Encore une histoire de guerre. Oui, c’est vrai, encore une. Pourtant, c’est sans compter le savoir-faire et le talent du trio qui a trouvé en Cartier-Bresson le témoin idéal. Jouant le jeu des flash-backs en délicatesse et bien manié, Jean-David Morvan et Séverine Trefouël explorent la première partie de carrière de pionnier de l’Agence Magnum Photos. On est loin de la biographie exhaustive et c’est tant mieux (de toute façon, vu l’oeuvre laissée par Cartier-Bresson, ça nous paraît compliqué).
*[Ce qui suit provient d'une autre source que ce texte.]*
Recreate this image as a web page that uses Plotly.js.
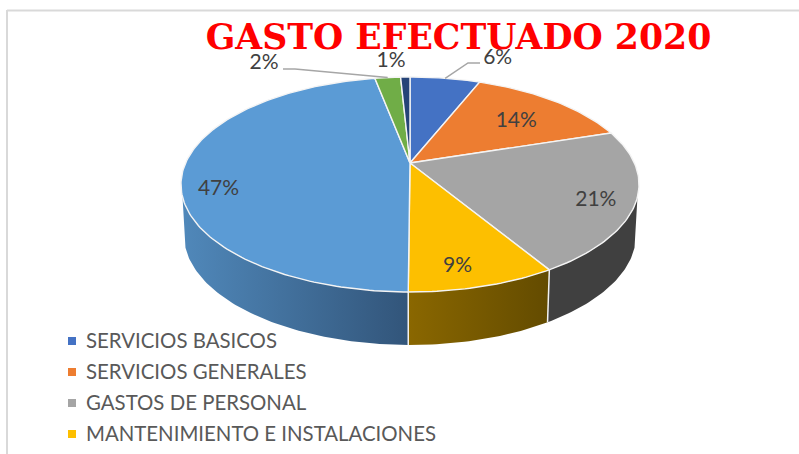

Focalisés sur les années de cette drôle de guerre et plongeant dans les jeunes années d’Henri, les auteurs racontent l’histoire d’une manière toute personnelle et aussi héroïque, au gré des évasions, des scènes cauchemardesques (Oradour-sur-Glane, la martyre), l’évocation des camps de travail, du Stalag, et des combats de la libération parisienne. À travers l’oeil du photographe mais aussi le traitement qu’en font les auteurs, c’est un témoignage personnel mais aussi frais et inédit sur la guerre qui se dévoile.
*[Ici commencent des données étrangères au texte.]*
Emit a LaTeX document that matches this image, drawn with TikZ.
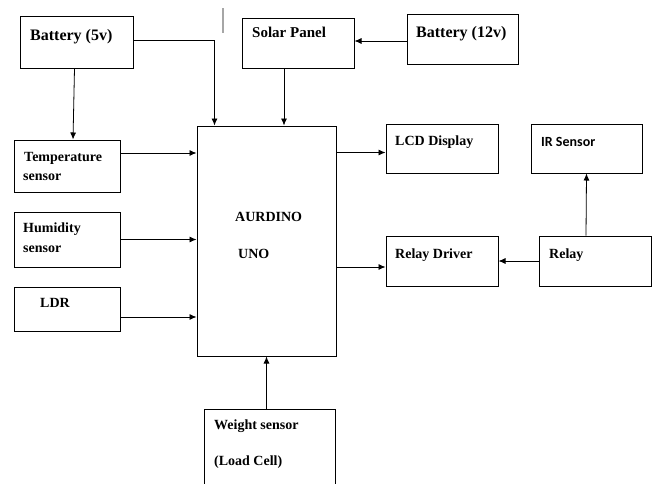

Le dessin de Sylvain Savoia apporte une nouvelle pierre à l’édifice historique que construit le dessinateur (après Marzi et tout dernièrement Les esclaves oubliés de Tromelin). Les clins d’oeil aux photos du maître sont discrets, la bande dessinée ne s’est pas laissée phagocytée par la photographie et c’est de cette manière que les deux arts s’unissent le mieux. Montrant l’envers du décor du photographe, Savoia fait une nouvelle fois valoir la finesse et l’élégance de son dessin ainsi que son pouvoir d’évocation et sa rigueur. On sent tout de la quête de liberté qui n’a fait que diriger les pas d’Henri Cartier-Bresson. Et quels regards, s’il vous plaît, entre autres qualités, Sylvain Savoia compte parmi les auteurs de BD qui réussissent les plus beaux regards, insondables, que le Neuvième art ait connu. Et sans doute cela a-t-il toute son importance quand c’est de l’oeil du siècle qu’il s’agit.
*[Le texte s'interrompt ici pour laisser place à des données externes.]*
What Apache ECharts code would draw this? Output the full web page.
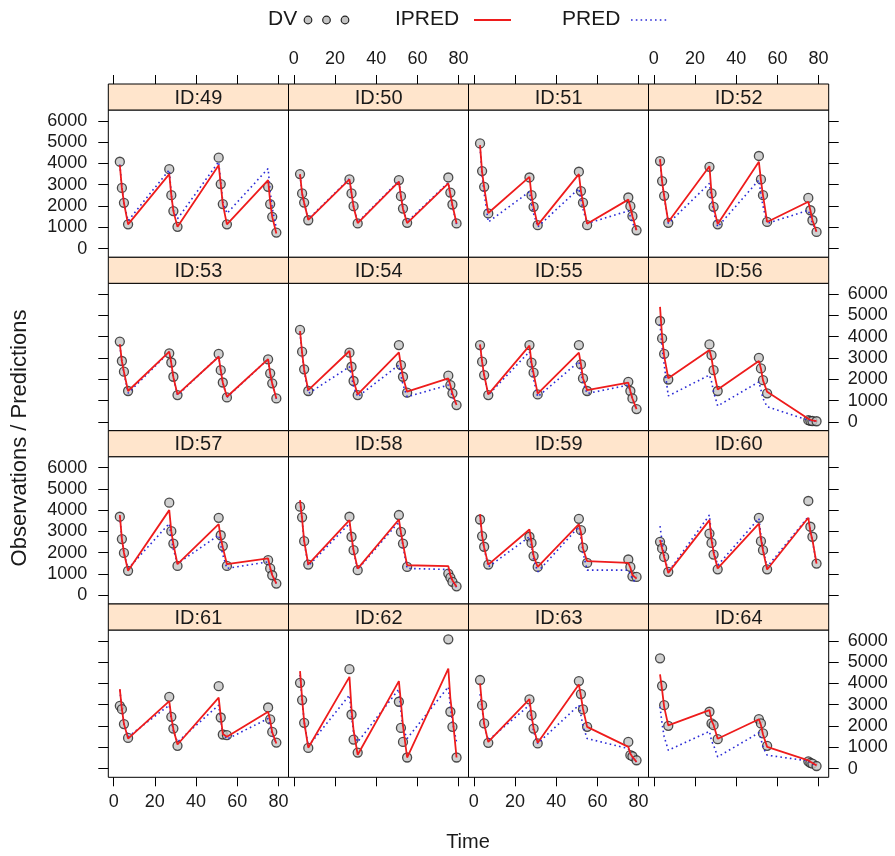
<!DOCTYPE html>
<html>
<head>
<meta charset="utf-8">
<script src="https://cdn.jsdelivr.net/npm/echarts@6/dist/echarts.min.js"></script>
<style>
  html, body { margin: 0; padding: 0; background: #ffffff; }
  #chart { width: 895px; height: 856px; }
</style>
</head>
<body>
<div id="chart"></div>
<script>
// Sampling times (h): four samples after each of four doses
const times = [3, 4, 5, 7, 27, 28, 29, 31, 51, 52, 53, 55, 75, 76, 77, 79];
const timeTicks = [0, 20, 40, 60, 80];
const concTicks = [0, 1000, 2000, 3000, 4000, 5000, 6000];

// Observed concentrations (DV), individual (IPRED) and population (PRED) predictions
const dv49    = [4080, 2850, 2150, 1140, 3730, 2510, 1760, 1020, 4270, 3030, 2090, 1140, 2900, 2090, 1490, 750];
const ipred49 = [3920, 2850, 2150, 1140, 3500, 2510, 1760, 1020, 3920, 3030, 2090, 1140, 3220, 2200, 1490, 710];
const pred49  = [3950, 2900, 2150, 1300, 3700, 2550, 1800, 1400, 4080, 3100, 2200, 1650, 3760, 2700, 1900, 950];

const dv50    = [3500, 2590, 2160, 1330, 3250, 2590, 1990, 1180, 3220, 2460, 1880, 1210, 3340, 2630, 2070, 1180];
const ipred50 = [3500, 2600, 2150, 1350, 3250, 2600, 1950, 1200, 3140, 2450, 1850, 1200, 3060, 2550, 2050, 1180];
const pred50  = [3450, 2580, 2120, 1380, 3280, 2580, 1950, 1230, 3180, 2470, 1880, 1250, 3100, 2500, 1980, 1150];

const dv51    = [4940, 3640, 2900, 1650, 3340, 2510, 1960, 1100, 3610, 2700, 2160, 1100, 2400, 1990, 1520, 860];
const ipred51 = [4860, 3600, 2880, 1670, 3370, 2500, 1950, 1100, 3500, 2700, 2150, 1170, 2300, 1950, 1520, 860];
const pred51  = [4780, 3400, 2600, 1250, 2670, 2100, 1650, 1020, 2820, 2300, 1850, 1180, 1770, 1500, 1200, 860];

const dv52    = [4110, 3170, 2480, 1210, 3840, 2590, 1960, 1140, 4350, 3250, 2510, 1250, 2380, 1800, 1330, 780];
const ipred52 = [4200, 3150, 2480, 1250, 3870, 2600, 1960, 1150, 4080, 3200, 2500, 1250, 2200, 1800, 1330, 790];
const pred52  = [4150, 3100, 2450, 1180, 3060, 2300, 1750, 1020, 3220, 2550, 2000, 1180, 1800, 1500, 1200, 780];

const dv53    = [3770, 2860, 2360, 1450, 3220, 2790, 2120, 1260, 3190, 2430, 1850, 1150, 2940, 2280, 1810, 1100];
const ipred53 = [3650, 2850, 2350, 1450, 3300, 2750, 2100, 1290, 3060, 2420, 1850, 1180, 2950, 2280, 1800, 1100];
const pred53  = [3600, 2800, 2300, 1350, 3280, 2700, 2080, 1250, 3080, 2400, 1830, 1150, 2950, 2250, 1780, 1080];

const dv54    = [4320, 3300, 2470, 1450, 3250, 2590, 1920, 1260, 3610, 2670, 2120, 1370, 2170, 1730, 1340, 790];
const ipred54 = [4270, 3250, 2450, 1490, 3330, 2600, 1920, 1290, 3260, 2650, 2100, 1420, 2040, 1720, 1330, 790];
const pred54  = [4200, 3200, 2400, 1330, 2590, 2150, 1650, 1180, 2670, 2200, 1750, 1180, 1730, 1500, 1200, 780];

const dv55    = [3610, 2830, 2200, 1260, 3610, 2780, 2310, 1290, 3610, 2700, 2040, 1450, 1880, 1450, 1100, 600];
const ipred55 = [3640, 2830, 2200, 1290, 3580, 2780, 2280, 1330, 3250, 2700, 2050, 1490, 1840, 1440, 1100, 600];
const pred55  = [3600, 2800, 2180, 1260, 3300, 2600, 2000, 1180, 2830, 2350, 1850, 1330, 1730, 1400, 1080, 590];

const dv56    = [4740, 3920, 3190, 1990, 3640, 3140, 2430, 1450, 3010, 2510, 1960, 1340, 80, 50, 40, 30];
const ipred56 = [5400, 4000, 3100, 2050, 3380, 3000, 2400, 1520, 2860, 2500, 1950, 1410, 150, 100, 70, 40];
const pred56  = [4600, 3500, 2700, 1220, 2200, 1900, 1400, 750, 1880, 1500, 1100, 710, 80, 60, 50, 30];

const dv57    = [3690, 2640, 1990, 1150, 4350, 3010, 2430, 1380, 3640, 2820, 2310, 1380, 1650, 1260, 940, 550];
const ipred57 = [3770, 2650, 2000, 1150, 4000, 3000, 2400, 1460, 3340, 2700, 2250, 1460, 1730, 1300, 950, 550];
const pred57  = [3700, 2620, 1980, 1250, 3370, 2700, 2150, 1490, 2820, 2350, 1900, 1260, 1570, 1250, 930, 550];

const dv58    = [4160, 3660, 2540, 1440, 3690, 2750, 2120, 1180, 3770, 2980, 2430, 1330, 1020, 830, 630, 420];
const ipred58 = [4470, 3600, 2550, 1450, 3530, 2750, 2100, 1250, 3560, 2950, 2400, 1410, 1370, 950, 700, 400];
const pred58  = [4400, 3550, 2500, 1380, 3370, 2700, 2050, 1210, 3450, 2850, 2300, 1260, 1210, 900, 650, 380];

const dv59    = [3560, 2780, 2280, 1440, 2750, 2460, 1840, 1330, 3590, 3060, 2240, 1520, 1680, 1330, 890, 860];
const ipred59 = [3810, 2800, 2250, 1440, 3090, 2500, 1850, 1330, 3340, 2950, 2200, 1600, 1520, 1300, 950, 780];
const pred59  = [3750, 2750, 2200, 1330, 2750, 2300, 1700, 1100, 3220, 2700, 2000, 1180, 1180, 1000, 750, 550];

const dv60    = [2510, 2200, 1800, 1100, 2900, 2460, 1910, 1220, 3640, 2540, 2120, 1220, 4430, 3220, 2750, 1490];
const ipred60 = [2600, 2200, 1800, 1050, 3530, 2600, 2000, 1260, 3370, 2650, 2100, 1210, 3640, 3000, 2600, 1490];
const pred60  = [3250, 2500, 1900, 1100, 3770, 2800, 2100, 1410, 3610, 2800, 2150, 1330, 3690, 3000, 2550, 1490];

const dv61    = [2950, 2790, 2090, 1440, 3370, 2430, 1880, 1070, 3870, 2400, 1600, 1570, 2870, 2310, 1720, 1220];
const ipred61 = [3730, 2800, 2100, 1410, 3170, 2400, 1850, 1130, 3330, 2450, 1620, 1490, 2670, 2250, 1700, 1180];
const pred61  = [3700, 2780, 2080, 1490, 2980, 2300, 1750, 1250, 2980, 2250, 1650, 1380, 2350, 2000, 1600, 1180];

const dv62    = [4030, 3220, 2150, 970, 4670, 2540, 1360, 750, 3140, 1910, 1250, 520, 6070, 2670, 1960, 520];
const ipred62 = [4580, 3300, 2200, 980, 4310, 2800, 1800, 650, 4110, 3100, 2000, 520, 4700, 3300, 2500, 520];
const pred62  = [4400, 3200, 2200, 1050, 3450, 2500, 1700, 1250, 3730, 2700, 1900, 1410, 3840, 2900, 2200, 1250];

const dv63    = [4160, 2980, 2120, 1210, 3250, 2510, 1880, 1180, 4110, 3500, 2780, 1960, 1250, 630, 580, 390];
const ipred63 = [4000, 2950, 2100, 1250, 3260, 2500, 1900, 1210, 3950, 3400, 2800, 1960, 1020, 700, 550, 310];
const pred63  = [3500, 2800, 2050, 1330, 2980, 2300, 1750, 1180, 2980, 2500, 2000, 1410, 940, 700, 500, 310];

const dv64    = [5180, 3890, 2980, 2010, 2670, 2120, 2040, 1380, 2320, 2120, 1650, 1070, 340, 270, 230, 120];
const ipred64 = [4420, 3700, 2900, 2030, 2750, 2250, 2050, 1400, 2320, 2050, 1600, 1020, 390, 320, 260, 150];
const pred64  = [2900, 2100, 1500, 860, 1750, 1300, 1100, 550, 1680, 1400, 1000, 630, 360, 280, 220, 150];

// Panels in reading order (left to right, top to bottom)
const panels = [
  [49, dv49, ipred49, pred49], [50, dv50, ipred50, pred50], [51, dv51, ipred51, pred51], [52, dv52, ipred52, pred52],
  [53, dv53, ipred53, pred53], [54, dv54, ipred54, pred54], [55, dv55, ipred55, pred55], [56, dv56, ipred56, pred56],
  [57, dv57, ipred57, pred57], [58, dv58, ipred58, pred58], [59, dv59, ipred59, pred59], [60, dv60, ipred60, pred60],
  [61, dv61, ipred61, pred61], [62, dv62, ipred62, pred62], [63, dv63, ipred63, pred63], [64, dv64, ipred64, pred64]
];

// Layout of the 4 x 4 trellis
const colLeft = [108.3, 288.5, 468.5, 648.5];
const panelW = 180.2;
const stripTop = [84, 257.3, 430.7, 604];
const stripH = 26;
const panelH = 147.3;
const xRange = [-2.6, 84.9];
const yRange = [-410, 6510];

const FONT = '"Liberation Sans", Arial, Helvetica, sans-serif';
const TEXT = '#1a1a1a';
const RED = '#ee1c1c';
const BLUE = '#2b2bd6';
const DOT_FILL = '#c4c4c4';
const DOT_EDGE = '#222222';

const pairs = arr => times.map((t, i) => [t, arr[i]]);
const plain = v => String(v);

const grids = [], xAxes = [], yAxes = [], series = [], graphics = [];

panels.forEach(([id, dv, ipred, pred], k) => {
  const r = Math.floor(k / 4), c = k % 4;
  const top = stripTop[r] + stripH;
  grids.push({
    left: colLeft[c], top: top, width: panelW, height: panelH,
    show: true, borderColor: '#000', borderWidth: 1, backgroundColor: '#fff',
    containLabel: false, outerBoundsMode: 'none'
  });

  const isTop = r === 0, isBottom = r === 3;
  const xLabelled = (isTop && c % 2 === 1) || (isBottom && c % 2 === 0);
  xAxes.push({
    type: 'value', gridIndex: k, min: xRange[0], max: xRange[1],
    position: isTop ? 'top' : 'bottom',
    offset: isTop ? stripH : 0,
    axisLine: { show: false, onZero: false }, splitLine: { show: false },
    axisTick: { show: isTop || isBottom, inside: false, length: 9, customValues: timeTicks,
                lineStyle: { color: '#000', width: 1 } },
    axisLabel: { show: xLabelled, customValues: timeTicks, margin: 16, fontSize: 18,
                 fontFamily: FONT, color: TEXT, formatter: plain }
  });

  const isLeft = c === 0, isRight = c === 3;
  const yLabelled = (isLeft && r % 2 === 0) || (isRight && r % 2 === 1);
  yAxes.push({
    type: 'value', gridIndex: k, min: yRange[0], max: yRange[1],
    position: isRight ? 'right' : 'left',
    axisLine: { show: false, onZero: false }, splitLine: { show: false },
    axisTick: { show: isLeft || isRight, inside: false, length: 10, customValues: concTicks,
                lineStyle: { color: '#000', width: 1 } },
    axisLabel: { show: yLabelled, customValues: concTicks, margin: isLeft ? 21 : 19, fontSize: 18,
                 fontFamily: FONT, color: TEXT, formatter: plain }
  });

  series.push({
    name: 'DV', type: 'scatter', xAxisIndex: k, yAxisIndex: k, data: pairs(dv),
    symbol: 'circle', symbolSize: 9, z: 2,
    itemStyle: { color: DOT_FILL, borderColor: DOT_EDGE, borderWidth: 1.3 }
  });
  series.push({
    name: 'PRED', type: 'line', xAxisIndex: k, yAxisIndex: k, data: pairs(pred),
    showSymbol: false, symbol: 'none', z: 3,
    lineStyle: { color: BLUE, width: 1.6, type: [1.6, 3.2] }
  });
  series.push({
    name: 'IPRED', type: 'line', xAxisIndex: k, yAxisIndex: k, data: pairs(ipred),
    showSymbol: false, symbol: 'none', z: 4,
    lineStyle: { color: RED, width: 1.8 }
  });

  // strip with subject label
  graphics.push({
    type: 'rect', z: 10,
    shape: { x: colLeft[c], y: stripTop[r], width: panelW, height: stripH },
    style: { fill: '#ffe5cc', stroke: '#000', lineWidth: 1 }
  });
  graphics.push({
    type: 'text', z: 11,
    x: colLeft[c] + panelW / 2, y: stripTop[r] + stripH / 2 + 1,
    style: { text: 'ID:' + id, font: '20px ' + FONT, fill: TEXT, align: 'center', verticalAlign: 'middle' }
  });
});

// Key above the panels
const keyY = 19;
graphics.push(
  { type: 'text', x: 268, y: keyY, style: { text: 'DV', font: '21px ' + FONT, fill: TEXT, verticalAlign: 'middle' } },
  { type: 'circle', shape: { cx: 308, cy: keyY + 1, r: 3.8 }, style: { fill: DOT_FILL, stroke: DOT_EDGE, lineWidth: 1.2 } },
  { type: 'circle', shape: { cx: 326.5, cy: keyY + 1, r: 3.8 }, style: { fill: DOT_FILL, stroke: DOT_EDGE, lineWidth: 1.2 } },
  { type: 'circle', shape: { cx: 345, cy: keyY + 1, r: 3.8 }, style: { fill: DOT_FILL, stroke: DOT_EDGE, lineWidth: 1.2 } },
  { type: 'text', x: 395, y: keyY, style: { text: 'IPRED', font: '21px ' + FONT, fill: TEXT, verticalAlign: 'middle' } },
  { type: 'line', shape: { x1: 474, y1: keyY + 1, x2: 511, y2: keyY + 1 }, style: { stroke: RED, lineWidth: 2 } },
  { type: 'text', x: 562, y: keyY, style: { text: 'PRED', font: '21px ' + FONT, fill: TEXT, verticalAlign: 'middle' } },
  { type: 'line', shape: { x1: 631, y1: keyY + 1, x2: 668, y2: keyY + 1 },
    style: { stroke: BLUE, lineWidth: 1.6, lineDash: [1.6, 3.2] } },
  // axis titles
  { type: 'text', x: 468, y: 842,
    style: { text: 'Time', font: '20px ' + FONT, fill: TEXT, align: 'center', verticalAlign: 'middle' } },
  { type: 'text', x: 20, y: 438, rotation: Math.PI / 2,
    style: { text: 'Observations / Predictions', font: '22px ' + FONT, fill: TEXT, align: 'center', verticalAlign: 'middle' } }
);

const chart = echarts.init(document.getElementById('chart'), null, { renderer: 'canvas' });
chart.setOption({
  animation: false,
  backgroundColor: '#ffffff',
  grid: grids,
  xAxis: xAxes,
  yAxis: yAxes,
  series: series,
  graphic: { elements: graphics }
});
</script>
</body>
</html>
Cette collaboration entre Dupuis et l’Agence Magnum-Photos revêt décidément de bien beaux atours. D’autant plus que cette évocation de la vie de Cartier-Bresson s’accompagne d’un dossier compilant photos et textes biographiques concocté par Thomas Tode pour aller plus loin. Qu’on n’aime ou pas la photographie, et je dirais même plus, qu’on aime ou pas la BD, voilà un ouvrage à posséder pour mieux comprendre notre histoire et ne pas oublier d’où l’on vient, et ceux qui ont permis de mieux la comprendre.


PS1: Pour le reste de la carrière très longue de Cartier-Bresson, on ne peut s’empêcher de vous passer cette chanson de Delpech écrite par Murat et chantée ici par lui.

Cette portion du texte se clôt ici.